O autor formulou então o seguinte pedido:

“Diante do exposto, requer seja julgado procedente o pedido para que essa Suprema Corte declare a nulidade, sem redução de texto, do inciso IV do artigo 139 da Lei n. 13.105/2015, para declarar inconstitucionais, como possíveis medidas coercitivas, indutivas ou sub-rogatórias oriundas da aplicação daquele dispositivo, a apreensão de carteira nacional de habilitação e/ou suspensão do direito de dirigir, a apreensão de passaporte, a proibição de participação em concurso público e a proibição de participação em licitação pública.”

 

O STF concordou os argumentos do autor? O pedido foi julgado procedente?

NÃO.

A Constituição Federal prevê, com garantia fundamental, a duração razoável do processo, que decorre da própria inafastabilidade da jurisdição:

Art. 5º (...)

LXXVIII - a todos, no âmbito judicial e administrativo, são assegurados a razoável duração do processo e os meios que garantam a celeridade de sua tramitação. (Incluído pela Emenda Constitucional nº 45, de 2004)    

 

A duração razoável do processo também abrange a atividade satisfativa, ou seja, a execução daquilo que foi assegurado no processo. Nesse sentido, confira o art. 4º do CPC/2015:

CPC/2015

Art. 4º As partes têm o direito de obter em prazo razoável a solução integral do mérito, incluída a atividade satisfativa.

 

Assim, é inviável a pretensão abstrata formulada pelo autor de retirar determinadas medidas do leque de ferramentas disponíveis ao magistrado para fazer valer o provimento jurisdicional, sob pena de inviabilizar a efetividade do próprio processo, notadamente quando inexistir uma ampliação excessiva da discricionariedade judicial.

O art. 138, IV, do CPC/2015 traz uma cláusula geral de medidas atípicas, mas isso tem uma razão de ser. A previsão de uma cláusula geral, contendo uma autorização genérica, se dá diante da impossibilidade de a legislação considerar todas as hipóteses possíveis no mundo contemporâneo, caracterizado pelo dinamismo e pelo risco relacionados aos mais diversos ramos jurídicos.

Assim, as medidas atípicas devem ser avaliadas de forma casuística, de modo a garantir ao juiz a interpretação da norma e a melhor adequação ao caso concreto, aplicando ao devedor ou executado aquela que lhe for menos gravosa, mediante decisão devidamente motivada.

Vale ressaltar, contudo, que a discricionariedade judicial não se confunde com arbitrariedade, razão pela qual qualquer abuso deverá ser coibido pelos meios processuais próprios, que são os recursos previstos no ordenamento processual.

 

Em suma:

São constitucionais — desde que respeitados os direitos fundamentais da pessoa humana e observados os valores especificados no próprio ordenamento processual, em especial os princípios da proporcionalidade e da razoabilidade — as medidas atípicas previstas no CPC/2015 destinadas a assegurar a efetivação dos julgados.

STF. Plenário.

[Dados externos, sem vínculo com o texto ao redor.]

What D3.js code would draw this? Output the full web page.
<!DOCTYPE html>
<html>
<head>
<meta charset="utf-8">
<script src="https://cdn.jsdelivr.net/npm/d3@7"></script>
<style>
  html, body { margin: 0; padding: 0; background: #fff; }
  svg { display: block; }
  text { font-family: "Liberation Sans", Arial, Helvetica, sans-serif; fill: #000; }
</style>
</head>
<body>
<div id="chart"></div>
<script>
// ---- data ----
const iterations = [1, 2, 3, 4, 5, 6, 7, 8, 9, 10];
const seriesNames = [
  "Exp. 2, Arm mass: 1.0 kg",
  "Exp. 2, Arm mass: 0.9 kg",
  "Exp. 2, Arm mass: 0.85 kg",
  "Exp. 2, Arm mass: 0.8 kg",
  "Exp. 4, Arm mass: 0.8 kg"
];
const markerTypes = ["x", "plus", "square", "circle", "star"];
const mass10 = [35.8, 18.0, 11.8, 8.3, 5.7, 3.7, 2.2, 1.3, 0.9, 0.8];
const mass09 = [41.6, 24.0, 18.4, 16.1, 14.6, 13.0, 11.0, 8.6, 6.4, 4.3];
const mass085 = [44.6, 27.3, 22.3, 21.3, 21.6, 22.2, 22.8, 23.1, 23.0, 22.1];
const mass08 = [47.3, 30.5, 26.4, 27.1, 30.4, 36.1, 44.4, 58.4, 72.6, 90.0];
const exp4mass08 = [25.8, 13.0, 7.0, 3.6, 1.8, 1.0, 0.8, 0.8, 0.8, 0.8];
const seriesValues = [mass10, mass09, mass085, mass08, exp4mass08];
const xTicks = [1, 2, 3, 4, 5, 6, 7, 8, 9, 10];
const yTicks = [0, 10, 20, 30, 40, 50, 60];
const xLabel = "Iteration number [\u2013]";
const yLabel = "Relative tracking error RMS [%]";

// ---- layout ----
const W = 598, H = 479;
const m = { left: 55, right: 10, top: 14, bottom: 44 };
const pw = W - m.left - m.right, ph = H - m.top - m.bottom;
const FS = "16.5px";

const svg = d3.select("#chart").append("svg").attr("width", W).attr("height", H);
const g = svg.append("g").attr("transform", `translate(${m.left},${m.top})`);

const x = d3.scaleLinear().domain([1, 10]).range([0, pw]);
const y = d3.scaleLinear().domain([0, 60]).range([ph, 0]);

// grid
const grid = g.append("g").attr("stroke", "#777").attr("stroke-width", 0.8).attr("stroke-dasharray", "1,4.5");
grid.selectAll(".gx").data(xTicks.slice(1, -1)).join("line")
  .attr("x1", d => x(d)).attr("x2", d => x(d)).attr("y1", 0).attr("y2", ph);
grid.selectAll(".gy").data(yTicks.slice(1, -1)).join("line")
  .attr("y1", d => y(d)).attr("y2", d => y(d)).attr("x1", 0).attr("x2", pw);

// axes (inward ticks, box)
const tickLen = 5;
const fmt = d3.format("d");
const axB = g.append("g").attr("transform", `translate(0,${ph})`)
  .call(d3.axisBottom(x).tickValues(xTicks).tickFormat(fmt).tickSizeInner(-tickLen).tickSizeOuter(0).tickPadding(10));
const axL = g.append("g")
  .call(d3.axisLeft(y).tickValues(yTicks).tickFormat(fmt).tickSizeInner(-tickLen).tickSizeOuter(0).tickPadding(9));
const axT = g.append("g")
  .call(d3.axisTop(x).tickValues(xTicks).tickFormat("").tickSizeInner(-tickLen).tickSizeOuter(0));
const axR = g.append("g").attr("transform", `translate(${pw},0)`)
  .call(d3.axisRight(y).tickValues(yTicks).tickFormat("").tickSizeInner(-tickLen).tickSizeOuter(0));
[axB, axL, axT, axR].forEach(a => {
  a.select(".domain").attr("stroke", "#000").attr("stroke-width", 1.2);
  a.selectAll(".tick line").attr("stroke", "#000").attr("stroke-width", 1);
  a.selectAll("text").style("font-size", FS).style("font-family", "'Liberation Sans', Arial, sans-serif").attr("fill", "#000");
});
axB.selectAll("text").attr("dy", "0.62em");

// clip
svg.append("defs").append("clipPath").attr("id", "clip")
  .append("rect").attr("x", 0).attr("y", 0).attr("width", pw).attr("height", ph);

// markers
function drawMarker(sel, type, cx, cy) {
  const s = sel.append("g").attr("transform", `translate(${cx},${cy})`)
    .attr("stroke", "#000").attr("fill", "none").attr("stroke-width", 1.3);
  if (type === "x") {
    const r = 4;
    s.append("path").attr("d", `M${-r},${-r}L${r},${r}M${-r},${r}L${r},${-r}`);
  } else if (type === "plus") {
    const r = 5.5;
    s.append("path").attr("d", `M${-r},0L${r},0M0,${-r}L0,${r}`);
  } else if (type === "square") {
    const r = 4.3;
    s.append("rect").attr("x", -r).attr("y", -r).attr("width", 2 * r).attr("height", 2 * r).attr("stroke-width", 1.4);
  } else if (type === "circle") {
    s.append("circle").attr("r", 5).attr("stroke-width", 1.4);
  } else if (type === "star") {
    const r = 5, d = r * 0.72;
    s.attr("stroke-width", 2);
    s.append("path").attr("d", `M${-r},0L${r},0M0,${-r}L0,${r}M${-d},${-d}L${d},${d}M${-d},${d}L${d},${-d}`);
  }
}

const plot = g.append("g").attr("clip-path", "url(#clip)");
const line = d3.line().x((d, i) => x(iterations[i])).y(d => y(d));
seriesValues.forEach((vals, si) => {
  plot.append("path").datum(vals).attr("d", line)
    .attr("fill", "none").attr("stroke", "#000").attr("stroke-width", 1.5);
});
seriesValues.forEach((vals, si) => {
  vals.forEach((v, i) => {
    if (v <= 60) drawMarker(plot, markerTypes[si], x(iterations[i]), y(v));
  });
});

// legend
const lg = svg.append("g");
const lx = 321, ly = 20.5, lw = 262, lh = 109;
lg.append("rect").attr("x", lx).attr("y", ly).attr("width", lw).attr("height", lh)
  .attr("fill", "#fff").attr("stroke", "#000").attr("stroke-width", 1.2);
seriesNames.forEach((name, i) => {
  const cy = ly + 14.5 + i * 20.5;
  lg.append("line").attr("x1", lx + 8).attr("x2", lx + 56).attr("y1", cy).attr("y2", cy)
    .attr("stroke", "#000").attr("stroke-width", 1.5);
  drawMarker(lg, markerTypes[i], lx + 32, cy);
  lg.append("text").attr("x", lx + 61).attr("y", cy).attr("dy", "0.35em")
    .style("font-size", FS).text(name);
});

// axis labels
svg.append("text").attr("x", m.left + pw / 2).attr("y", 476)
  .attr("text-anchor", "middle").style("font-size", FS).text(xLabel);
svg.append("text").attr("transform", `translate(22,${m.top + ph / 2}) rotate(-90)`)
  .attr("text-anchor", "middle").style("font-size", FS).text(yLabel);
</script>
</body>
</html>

ADI 5941/DF, Rel. Min. Luiz Fux, julgado em 9/02/2023 (Info 1082).

 

Com base nesse entendimento, o Plenário, por maioria, julgou improcedente o pedido e decidiu que é constitucional o art. 139, IV, do CPC/2015.

 

A decisão acima significa que o STF disse que o indivíduo que esteja com dívidas fica impedido de particular de concursos públicos?

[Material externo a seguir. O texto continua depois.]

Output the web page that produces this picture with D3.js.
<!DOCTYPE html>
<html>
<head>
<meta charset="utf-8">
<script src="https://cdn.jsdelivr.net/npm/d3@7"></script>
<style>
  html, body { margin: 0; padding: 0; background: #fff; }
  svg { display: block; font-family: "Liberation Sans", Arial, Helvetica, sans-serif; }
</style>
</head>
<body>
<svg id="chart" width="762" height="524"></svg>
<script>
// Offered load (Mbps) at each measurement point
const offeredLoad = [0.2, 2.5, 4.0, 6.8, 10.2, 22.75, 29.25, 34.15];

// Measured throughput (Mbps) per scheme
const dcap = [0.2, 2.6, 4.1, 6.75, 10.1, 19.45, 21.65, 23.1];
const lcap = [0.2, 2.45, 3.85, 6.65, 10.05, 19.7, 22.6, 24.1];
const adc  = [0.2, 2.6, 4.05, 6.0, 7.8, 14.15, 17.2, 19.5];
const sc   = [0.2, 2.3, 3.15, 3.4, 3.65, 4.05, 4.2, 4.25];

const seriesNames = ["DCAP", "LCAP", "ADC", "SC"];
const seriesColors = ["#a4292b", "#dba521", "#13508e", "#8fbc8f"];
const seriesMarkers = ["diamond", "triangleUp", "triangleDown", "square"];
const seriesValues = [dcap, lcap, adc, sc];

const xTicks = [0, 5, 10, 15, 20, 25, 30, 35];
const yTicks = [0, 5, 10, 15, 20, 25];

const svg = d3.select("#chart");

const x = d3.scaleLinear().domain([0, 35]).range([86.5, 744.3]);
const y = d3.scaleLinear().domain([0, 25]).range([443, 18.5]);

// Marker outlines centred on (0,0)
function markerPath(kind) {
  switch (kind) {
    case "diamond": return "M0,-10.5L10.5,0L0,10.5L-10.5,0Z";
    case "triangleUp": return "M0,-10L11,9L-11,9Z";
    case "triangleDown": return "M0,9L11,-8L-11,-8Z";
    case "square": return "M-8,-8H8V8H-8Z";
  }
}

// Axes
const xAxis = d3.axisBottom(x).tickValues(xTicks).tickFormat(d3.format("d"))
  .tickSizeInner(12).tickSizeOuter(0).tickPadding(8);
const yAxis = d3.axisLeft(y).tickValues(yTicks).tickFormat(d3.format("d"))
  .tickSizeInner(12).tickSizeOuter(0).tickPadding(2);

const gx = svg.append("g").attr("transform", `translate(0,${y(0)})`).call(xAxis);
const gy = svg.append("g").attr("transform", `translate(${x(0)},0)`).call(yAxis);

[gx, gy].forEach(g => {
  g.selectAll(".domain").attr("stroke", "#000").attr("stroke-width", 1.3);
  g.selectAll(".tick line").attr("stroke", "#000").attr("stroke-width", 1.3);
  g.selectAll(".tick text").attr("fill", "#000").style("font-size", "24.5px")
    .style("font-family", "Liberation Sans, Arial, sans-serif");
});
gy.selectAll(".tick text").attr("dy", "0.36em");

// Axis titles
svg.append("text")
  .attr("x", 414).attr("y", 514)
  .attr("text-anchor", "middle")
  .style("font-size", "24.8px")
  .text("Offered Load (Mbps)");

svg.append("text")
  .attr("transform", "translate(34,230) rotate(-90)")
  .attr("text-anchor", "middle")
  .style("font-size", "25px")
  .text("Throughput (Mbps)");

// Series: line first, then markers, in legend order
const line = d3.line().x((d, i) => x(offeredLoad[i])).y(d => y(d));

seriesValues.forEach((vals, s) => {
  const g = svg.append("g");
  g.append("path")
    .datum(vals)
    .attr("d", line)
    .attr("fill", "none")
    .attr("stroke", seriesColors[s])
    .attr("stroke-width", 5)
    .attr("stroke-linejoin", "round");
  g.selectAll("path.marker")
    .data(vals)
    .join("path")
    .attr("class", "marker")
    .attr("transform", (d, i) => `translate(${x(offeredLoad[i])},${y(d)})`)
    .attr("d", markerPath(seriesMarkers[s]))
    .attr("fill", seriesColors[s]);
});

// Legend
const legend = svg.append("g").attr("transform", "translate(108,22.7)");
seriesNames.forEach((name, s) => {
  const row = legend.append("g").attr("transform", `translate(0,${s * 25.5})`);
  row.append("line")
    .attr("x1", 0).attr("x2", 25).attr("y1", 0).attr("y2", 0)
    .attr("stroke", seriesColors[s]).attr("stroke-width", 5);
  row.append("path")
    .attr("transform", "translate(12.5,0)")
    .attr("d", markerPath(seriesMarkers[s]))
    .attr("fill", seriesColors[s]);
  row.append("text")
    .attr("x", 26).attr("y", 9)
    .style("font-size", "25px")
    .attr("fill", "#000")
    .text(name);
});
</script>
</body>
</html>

NÃO. Na época em que a notícia do julgado foi divulgada, essa confusão surgiu em algumas pessoas. O motivo desse equívoco foi o seguinte:

Na petição inicial da ADI, o partido pediu que o STF dissesse expressamente que seria inconstitucional decretar “a apreensão de carteira nacional de habilitação e/ou suspensão do direito de dirigir, a apreensão de passaporte, a proibição de participação em concurso público e a proibição de participação em licitação pública” com base no art. 139, IV, do CPC.

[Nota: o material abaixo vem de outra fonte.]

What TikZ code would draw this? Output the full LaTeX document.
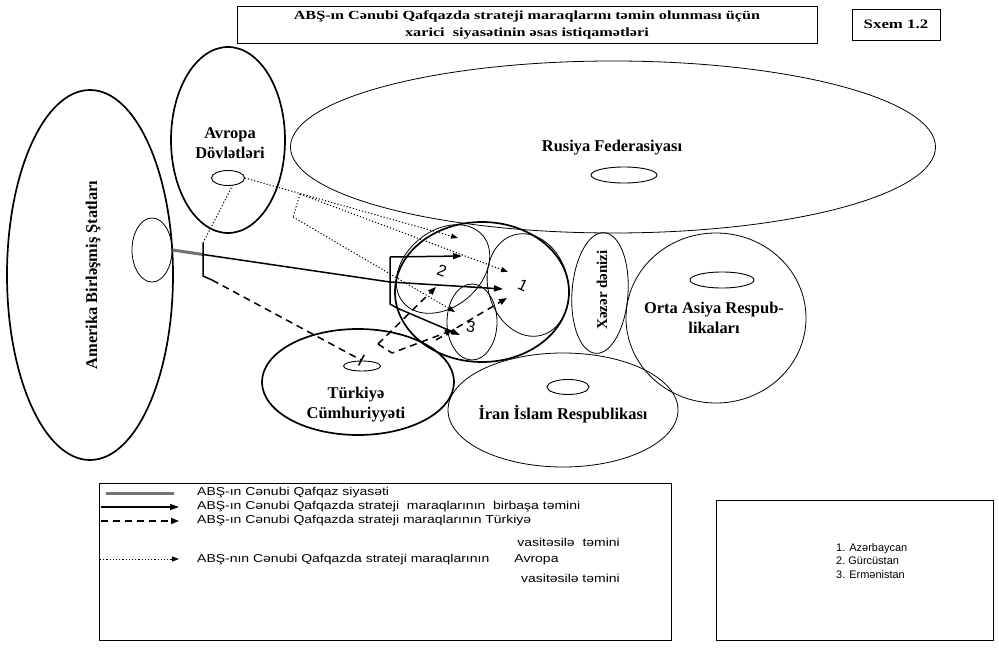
\documentclass[tikz,border=0pt]{standalone}
\usepackage{fontspec}
\setmainfont{Liberation Serif}
\newfontfamily\headfont[FakeStretch=1.3]{Liberation Serif}
\newfontfamily\legfont[FakeStretch=1.22]{Liberation Sans}
\newfontfamily\keyfont{Liberation Sans}
\newfontfamily\numfont{Liberation Sans}
\usetikzlibrary{arrows.meta,shapes.geometric}
\begin{document}
\begin{tikzpicture}[x=1bp,y=-1bp,
  heavy/.style={ellipse,draw,line width=1.7bp,inner sep=0pt},
  light/.style={ellipse,draw,line width=0.8bp,inner sep=0pt},
  tiny/.style={ellipse,draw,line width=0.9bp,inner sep=0pt},
  region/.style={font=\bfseries\fontsize{16.5}{20}\selectfont,align=center,inner sep=0pt},
  num/.style={font=\numfont\fontsize{16}{16}\selectfont,inner sep=0pt},
  solidline/.style={line width=1.5bp},
  direct/.style={line width=1.5bp,-{Triangle[length=9bp,width=6bp]}},
  dashline/.style={line width=1.5bp,dash pattern=on 7bp off 5bp},
  viaturkey/.style={dashline,-{Triangle[length=8bp,width=6bp]}},
  viaturkeybar/.style={dashline,-{Bar[width=12bp,line width=1.5bp]}},
  dotline/.style={line width=1bp,dash pattern=on 1.2bp off 2bp},
  viaeurope/.style={dotline,-{Triangle[length=7bp,width=5bp]}},
  policy/.style={line width=3bp,draw=black!55},
  legtext/.style={font=\legfont\fontsize{11.5}{14}\selectfont,anchor=west,inner sep=0pt},
  keytext/.style={font=\keyfont\fontsize{11}{13.5}\selectfont,anchor=west,inner sep=0pt},
]
\useasboundingbox (0,0) rectangle (999,649);

% heading boxes
\node[draw,line width=0.8bp,minimum width=580bp,minimum height=37bp,align=center,
      font=\headfont\bfseries\fontsize{12.5}{17}\selectfont] (title) at (527,24.5)
  {ABŞ-ın Cənubi Qafqazda strateji maraqlarını təmin olunması üçün\\xarici\ \ siyasətinin əsas istiqamətləri};
\node[draw,line width=0.8bp,minimum width=88bp,minimum height=31bp,
      font=\headfont\bfseries\fontsize{13}{14}\selectfont] (sxem) at (896,24.5) {Sxem 1.2};

% regions
\node[light,minimum width=645bp,minimum height=172bp] (ru) at (613,147) {};
\node[tiny,minimum width=66bp,minimum height=16bp] (ruhub) at (624,175) {};
\node[region] (rulbl) at (612,148) {Rusiya Federasiyası};

\node[heavy,minimum width=166bp,minimum height=370bp] (usa) at (90,275) {};
\node[light,minimum width=40bp,minimum height=64bp] (usahub) at (152,250) {};
\node[region,rotate=90] (usalbl) at (93,275) {Amerika Birləşmiş Ştatları};

\node[heavy,minimum width=114bp,minimum height=186bp] (eu) at (228,140) {};
\node[tiny,minimum width=33bp,minimum height=15bp] (euhub) at (228,178) {};
\node[region] (eulbl) at (230,143) {Avropa\\Dövlətləri};

\node[heavy,minimum width=192bp,minimum height=106bp] (tr) at (358,382) {};
\node[tiny,minimum width=37bp,minimum height=10bp] (trhub) at (362,366) {};
\node[region] (trlbl) at (356,405) {Türkiyə\\Cümhuriyyəti};

\node[light,minimum width=230bp,minimum height=114bp] (ir) at (563,410) {};
\node[tiny,minimum width=42bp,minimum height=15bp] (irhub) at (568,387) {};
\node[region] (irlbl) at (563,414) {İran İslam Respublikası};

\node[light,minimum width=180bp,minimum height=170bp] (ca) at (716,318) {};
\node[tiny,minimum width=64bp,minimum height=16bp] (cahub) at (722,280) {};
\node[region] (calbl) at (714,318) {Orta Asiya Respub-\\likaları};

\node[light,minimum width=56bp,minimum height=121bp,rotate=-4] (sea) at (600,293) {};
\node[region,font=\bfseries\fontsize{15}{16}\selectfont,rotate=90] (sealbl) at (602,290) {Xəzər dənizi};

% South Caucasus
\node[heavy,minimum width=174bp,minimum height=140bp] (sc) at (482,292) {};
\node[light,minimum width=104bp,minimum height=76bp,rotate=40] (ge) at (443,269) {};
\node[light,minimum width=80bp,minimum height=104bp,rotate=15] (az) at (528,285) {};
\node[light,minimum width=50bp,minimum height=76bp] (am) at (472,322) {};
\node[num,rotate=-25] (n1) at (523,285) {1};
\node[num,rotate=-20] (n2) at (442,271) {2};
\node[num,rotate=-10] (n3) at (471,327) {3};

% junction points of the routes
\coordinate (usfork) at (203,254.5);
\coordinate (usbrtop) at (203,243);
\coordinate (usbrbot) at (203,276);
\coordinate (usbrhook) at (212,280);
\coordinate (fork) at (390,282);
\coordinate (scbrtop) at (390,257);
\coordinate (scbrbot) at (390,304);
\coordinate (scbrhook) at (397,308);
\coordinate (gein) at (462,256);
\coordinate (azin) at (503,289);
\coordinate (amin) at (460,335);
\coordinate (trout) at (378,344);
\coordinate (trbend) at (392,353);
\coordinate (trmid) at (436,340);
\coordinate (getr) at (436,287);
\coordinate (amtr) at (453,330);
\coordinate (aztr) at (507,298);
\coordinate (eubrtop) at (300,194);
\coordinate (eubrbot) at (293,217);
\coordinate (geeu) at (458,238);
\coordinate (azeu) at (508,272);
\coordinate (ameu) at (455,312);

% direct route
\draw[policy] (usahub.east) -- (usfork);
\draw[solidline] (usfork) -- (fork);
\draw[solidline] (usbrtop) -- (usbrbot) -- (usbrhook);
\draw[solidline] (scbrtop) -- (scbrbot) -- (scbrhook);
\draw[direct] (scbrtop) -- (gein);
\draw[direct] (fork) -- (azin);
\draw[direct] (scbrhook) -- (amin);

% route through Turkey
\draw[viaturkeybar] (usbrhook) -- (trhub.north);
\draw[viaturkey] (trout) -- (getr);
\draw[viaturkey] (trout) -- (trbend) -- (amtr);
\draw[viaturkey] (trmid) -- (aztr);

% route through Europe
\draw[dotline] (usbrtop) -- (euhub.-60);
\draw[viaeurope] (euhub.east) -- (geeu);
\draw[dotline] (eubrtop) -- (eubrbot);
\draw[viaeurope] (eubrtop) -- (azeu);
\draw[viaeurope] (eubrbot) -- (ameu);

% legend
\node[draw,line width=0.8bp,minimum width=572bp,minimum height=157bp,anchor=north west] (legend) at (99,483) {};
\coordinate (s1a) at (106,493); \coordinate (s1b) at (174,493);
\coordinate (s2a) at (101,507); \coordinate (s2b) at (179,507);
\coordinate (s3a) at (101,521); \coordinate (s3b) at (179,521);
\coordinate (s4a) at (100,559); \coordinate (s4b) at (179,559);
\draw[policy] (s1a) -- (s1b);
\draw[direct] (s2a) -- (s2b);
\draw[viaturkey] (s3a) -- (s3b);
\draw[viaeurope] (s4a) -- (s4b);
\node[legtext] (l1) at (197,493) {ABŞ-ın Cənubi Qafqaz siyasəti};
\node[legtext] (l2) at (197,507) {ABŞ-ın Cənubi Qafqazda strateji\ \ maraqlarının\ \ birbaşa təmini};
\node[legtext] (l3) at (197,521) {ABŞ-ın Cənubi Qafqazda strateji maraqlarının Türkiyə};
\node[legtext,anchor=east] (l3b) at (620,542) {vasitəsilə\ \ təmini};
\node[legtext] (l4) at (197,560) {ABŞ-nın Cənubi Qafqazda strateji maraqlarının\hspace{2.2em}Avropa};
\node[legtext,anchor=east] (l4b) at (620,578) {vasitəsilə təmini};

\node[draw,line width=0.8bp,minimum width=277bp,minimum height=140bp,anchor=north west] (key) at (716,500) {};
\node[keytext,align=left] (keylist) at (836,561) {1. Azərbaycan\\2.\ Gürcüstan\\3. Ermənistan};
\end{tikzpicture}
\end{document}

O STF rejeitou esse pedido afirmando que não cabia a ele dizer, de antemão, de forma abstrata, quais medidas estariam proibidas. Segundo a Corte, as medidas atípicas que serão aplicadas devem ser avaliadas pelo juiz no caso concreto, “aplicando ao devedor ou executado aquela que lhe for menos gravosa, mediante decisão devidamente motivada”.

O que o STF não quis foi proibir, de forma prévia, qualquer medida, deixando para o magistrado fundamentar no caso concreto. Essa escolha do juiz, contudo, não é absoluta nem pode ser arbitrária. O STF afirmou que a medida imposta deve necessariamente respeitar:

• os direitos fundamentais da pessoa humana;

• os valores especificados no ordenamento processual;

• os princípios da proporcionalidade e da razoabilidade.

 

Diante desses parâmetros fixados pelo STF, em minha opinião, não se mostra, na prática, no caso concreto, possível que o juiz decrete a proibição de um candidato participar de concurso público pelo simples fato de ele estar sendo executado. Essa medida ofenderia o princípio da proporcionalidade, além de ser contrário ao objetivo primordial da execução, que é a satisfação do crédito. Se o devedor for aprovado e nomeado, terá melhores condições de pagar o débito.

Ademais as medidas atípicas do art. 139, IV, do CPC são subsidiárias e não se aplicam pelo simples inadimplemento, sendo necessária a demonstração de que há uma espécie de abuso por parte do devedor.